Sisters Work for Human Right to Water

sisters of st joseph of carondelet

The Midwest Coalition for Responsible Investment (MCRI) believes that God gives water in abundance or in drought, but it is lack of human stewardship that makes a scarcity.  

This scarcity is a Global Water Crisis according to the U.S. Intelligence Community (Atlantic Monthly, 2012/May).  By 2025, the global demand for fresh water will outstrip a reliable supply in parts of the world such as North Africa, the Arabian Peninsula, Asia, and even the United States.

MCRI’s  14 members and six associate members continue to press corporations to be better managers of water use, recycling, and restoration.  They ask companies to adopt a policy for the Human Right to Water, especially if they are operating in water scarce regions.  

MCRI Coordinator Sister Barbara Jennings, CSJ says,  “If a company says they recycle 616 million gallons of water in a year, we ask how much they did not. If a company says they are restoring groundwater, we ask what independent third party is verifying this? If a company says they are proactively assisting with water projects in regions where they operate, we ask them how much is the company spending and who is benefitting.”

In the past year, MCRI has taken many actions to hold companies accountable for their practices that effect the global water crisis. Some of these actions include:

Ameren UE

MCRI filed a resolution asking Ameren to disclose more information on their efforts to identify and reduce the health and environmental hazards of their water releases into rivers .  They agreed to withdraw our resolution in exchange for data from Ameren on contamination and hot water releases. 

Arch Coal, Inc.   

After a 44% vote in MCRI’s 2011 resolution, the company promised to report out more fully on their water treatment using bioreactors at their Mountain Top removal sites.

Monsanto  

Monsanto has declared water use a central focus, but has not written or adopted a Human Right to Water policy.  MCRI filed a shareholder resolution in early August 2012 asking for data and transparency in their water management with particular concern about their measurements of water availability before they establish business in Africa, Asia, and South America. Monsanto promised to increase their reporting by bioregion and their Corporate Social Responsibility Report of May 2013 did improve, including efforts in Africa.

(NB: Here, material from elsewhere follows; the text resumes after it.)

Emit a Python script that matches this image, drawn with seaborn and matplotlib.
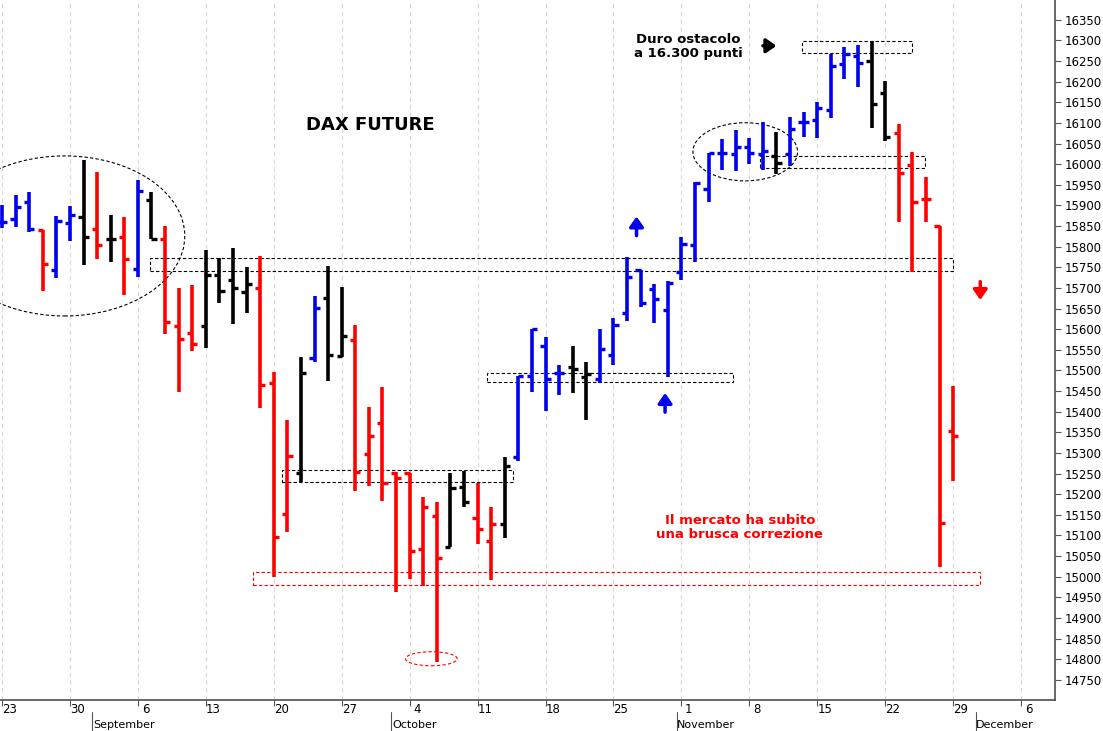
import numpy as np
import pandas as pd
import matplotlib
matplotlib.use("Agg")
from matplotlib import pyplot as plt
from matplotlib.patches import Rectangle, Ellipse
import seaborn as sns

# Daily OHLC bars of the DAX future (trading days from 23 Aug to 29 Nov)
opens = [15860, 15868, 15909, 15841, 15744, 15858, 15872, 15843, 15819, 15824,
         15746, 15914, 15819, 15608, 15591, 15608, 15732, 15720, 15691, 15700,
         15470, 15153, 15252, 15531, 15676, 15536, 15574, 15298, 15373, 15252,
         15252, 15068, 15148, 15073, 15218, 15143, 15087, 15128, 15291, 15487,
         15560, 15494, 15509, 15485, 15480, 15538, 15640, 15744, 15698, 15647,
         15739, 15805, 15941, 16026, 16024, 16041, 16024, 16021, 16024, 16103,
         16106, 16132, 16242, 16262, 16249, 16173, 16075, 15999, 15916, 15851,
         15354]
highs = [15900, 15926, 15933, 15841, 15875, 15899, 16011, 15982, 15877, 15872,
         15962, 15933, 15851, 15700, 15708, 15792, 15773, 15797, 15751, 15778,
         15497, 15380, 15533, 15681, 15754, 15703, 15611, 15412, 15460, 15254,
         15252, 15194, 15182, 15252, 15257, 15228, 15170, 15291, 15487, 15601,
         15582, 15514, 15560, 15521, 15601, 15628, 15775, 15744, 15710, 15717,
         15824, 15956, 16026, 16060, 16083, 16064, 16103, 16077, 16115, 16126,
         16151, 16266, 16285, 16290, 16299, 16202, 16098, 16030, 15969, 15851,
         15463]
lows = [15845, 15848, 15836, 15693, 15725, 15814, 15756, 15771, 15763, 15683,
        15727, 15819, 15589, 15448, 15548, 15555, 15664, 15613, 15640, 15409,
        15000, 15109, 15230, 15521, 15475, 15533, 15208, 15220, 15184, 14963,
        14995, 14978, 14794, 15073, 15170, 15080, 14993, 15094, 15281, 15448,
        15402, 15441, 15446, 15380, 15470, 15514, 15620, 15654, 15615, 15485,
        15720, 15763, 15909, 15987, 15984, 16001, 15987, 15977, 15996, 16066,
        16064, 16113, 16207, 16188, 16088, 16055, 15860, 15739, 15860, 15023,
        15233]
closes = [15860, 15897, 15843, 15759, 15863, 15877, 15824, 15805, 15819, 15771,
          15935, 15819, 15618, 15577, 15565, 15732, 15693, 15700, 15710, 15465,
          15097, 15293, 15494, 15652, 15538, 15584, 15254, 15342, 15228, 15240,
          15063, 15170, 15046, 15216, 15182, 15116, 15128, 15269, 15487, 15601,
          15480, 15494, 15504, 15492, 15553, 15611, 15727, 15664, 15674, 15713,
          15807, 15954, 16026, 16026, 16041, 16026, 16032, 16004, 16086, 16103,
          16137, 16239, 16266, 16245, 16145, 16066, 15979, 15909, 15916, 15131,
          15341]
bar_colors = list("bbbrbbkrkr" "bkrrrkkkkr" "rrkbkkrrrr" "rrrkkrrkbb"
                  "bbkkbbbbbb" "bbbbbbbkbb" "bbbbkkrrrrr")

day_labels = ["23", "30", "6", "13", "20", "27", "4", "11", "18", "25",
              "1", "8", "15", "22", "29", "6"]
month_names = ["September", "October", "November", "December"]
month_start_idx = [7, 29, 50, 72]
y_ticks = list(range(14750, 16351, 50))

palette = {"b": "#0000ee", "r": "#ff0000", "k": "#000000"}

df = pd.DataFrame(dict(open=opens, high=highs, low=lows, close=closes, c=bar_colors))
df["i"] = np.arange(len(df))

sns.set_theme(style="white")
plt.rcParams["font.family"] = ["DejaVu Sans"]
plt.rcParams["text.color"] = "black"
plt.rcParams["ytick.color"] = "black"

fig = plt.figure(figsize=(11.03, 7.31), dpi=100)
ax = fig.add_axes([0, 31 / 731, 1055 / 1103, 700 / 731])
ax.set_xlim(-0.15, 77.5)
ax.set_ylim(14701, 16398)

# Monday grid lines
mondays = np.arange(0, 76, 5)
for m in mondays:
    ax.axvline(m, color="#d8d8d8", lw=0.8, ls=(0, (4, 3)), zorder=0)

# OHLC bars
tk = 0.38
for _, r in df.iterrows():
    col = palette[r.c]
    ax.vlines(r.i, r.low, r.high, color=col, lw=2.6, zorder=3)
    ax.hlines(r.open, r.i - tk, r.i, color=col, lw=2.4, zorder=3)
    ax.hlines(r.close, r.i, r.i + tk, color=col, lw=2.4, zorder=3)

# dashed boxes
def box(x0, x1, y0, y1, col="black"):
    ax.add_patch(Rectangle((x0, y0), x1 - x0, y1 - y0, fill=False, ec=col,
                           lw=0.8, ls=(0, (3, 2)), zorder=2))

box(58.9, 67.0, 16270, 16299)
box(55.8, 67.9, 15990, 16020)
box(10.9, 70.0, 15742, 15773)
box(35.7, 53.8, 15472, 15494)
box(20.6, 37.6, 15230, 15259)
box(18.5, 72.0, 14980, 15012, col="red")

for cx, cy, w, h, col in [(4.6, 15826, 17.7, 388, "black"),
                          (54.7, 16030, 7.7, 141, "black"),
                          (31.6, 14801, 3.8, 34, "red")]:
    ax.add_patch(Ellipse((cx, cy), w, h, fill=False, ec=col, lw=0.8,
                         ls=(0, (3, 2)), zorder=2))

# arrows
arr = dict(arrowstyle="-|>,head_width=0.35,head_length=0.5", lw=2.5)
ax.annotate("", xy=(46.7, 15880), xytext=(46.7, 15820),
            arrowprops=dict(color="#0000ee", **arr))
ax.annotate("", xy=(48.8, 15452), xytext=(48.8, 15392),
            arrowprops=dict(color="#0000ee", **arr))
ax.annotate("", xy=(57.2, 16287), xytext=(55.8, 16287),
            arrowprops=dict(color="black", **arr))
ax.annotate("", xy=(72.0, 15664), xytext=(72.0, 15722),
            arrowprops=dict(color="red", **arr))

# texts
ax.text(27.1, 16095, "DAX FUTURE", fontsize=13, weight="bold", ha="center",
        va="center", color="black")
ax.text(50.5, 16285, "Duro ostacolo\na 16.300 punti", fontsize=9.5, weight="bold",
        ha="center", va="center", linespacing=1.1, color="black")
ax.text(54.3, 15120, "Il mercato ha subito\nuna brusca correzione", fontsize=9.5,
        weight="bold", color="red", ha="center", va="center", linespacing=1.1)

# axes formatting
for s in ["top", "left"]:
    ax.spines[s].set_visible(False)
ax.spines["right"].set_color("#555555")
ax.spines["bottom"].set_color("#555555")
ax.yaxis.tick_right()
ax.set_yticks(y_ticks)
ax.set_yticklabels([str(v) for v in y_ticks])
ax.tick_params(axis="y", right=True, length=4, width=0.8, labelsize=8.5, pad=3,
               color="#555555")
ax.set_xticks(mondays)
ax.set_xticklabels([])
ax.tick_params(axis="x", bottom=True, length=4, width=0.8, color="#555555")

trans = ax.get_xaxis_transform()
for m, lab in zip(mondays, day_labels):
    ax.text(m + 0.55, -0.013, lab, transform=trans, ha="center", va="center",
            fontsize=8.5, clip_on=False, color="black")
for idx, name in zip(month_start_idx, month_names):
    ax.plot([idx - 0.35, idx - 0.35], [-0.017, -0.05], transform=trans,
            color="#555555", lw=0.8, clip_on=False)
    ax.text(idx - 0.3, -0.035, name, transform=trans, ha="left", va="center",
            fontsize=8, clip_on=False, color="black")

fig.savefig("out.png", dpi=100)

The group’s work to protect the human right to water done on the local level has global effect.“St. Louis sits at the confluence of three mighty rivers, but we cannot take fresh water for granted,”  says Sister Barbara. “As faith-based people, we hold water to be sacred and integral to life on this planet.  We hold ourselves accountable for our use of water, and expect business of all types to do the same.”

As members of the Midwest Coalition for Responsible Investment (MCRI), sisters from St. Louis communities (including the Sisters of St. Joseph of Carondelet) accept the challenge to the faith community to address issues of corporate social responsibility, by working for justice in and through economic structures and for care of Earth and its resources.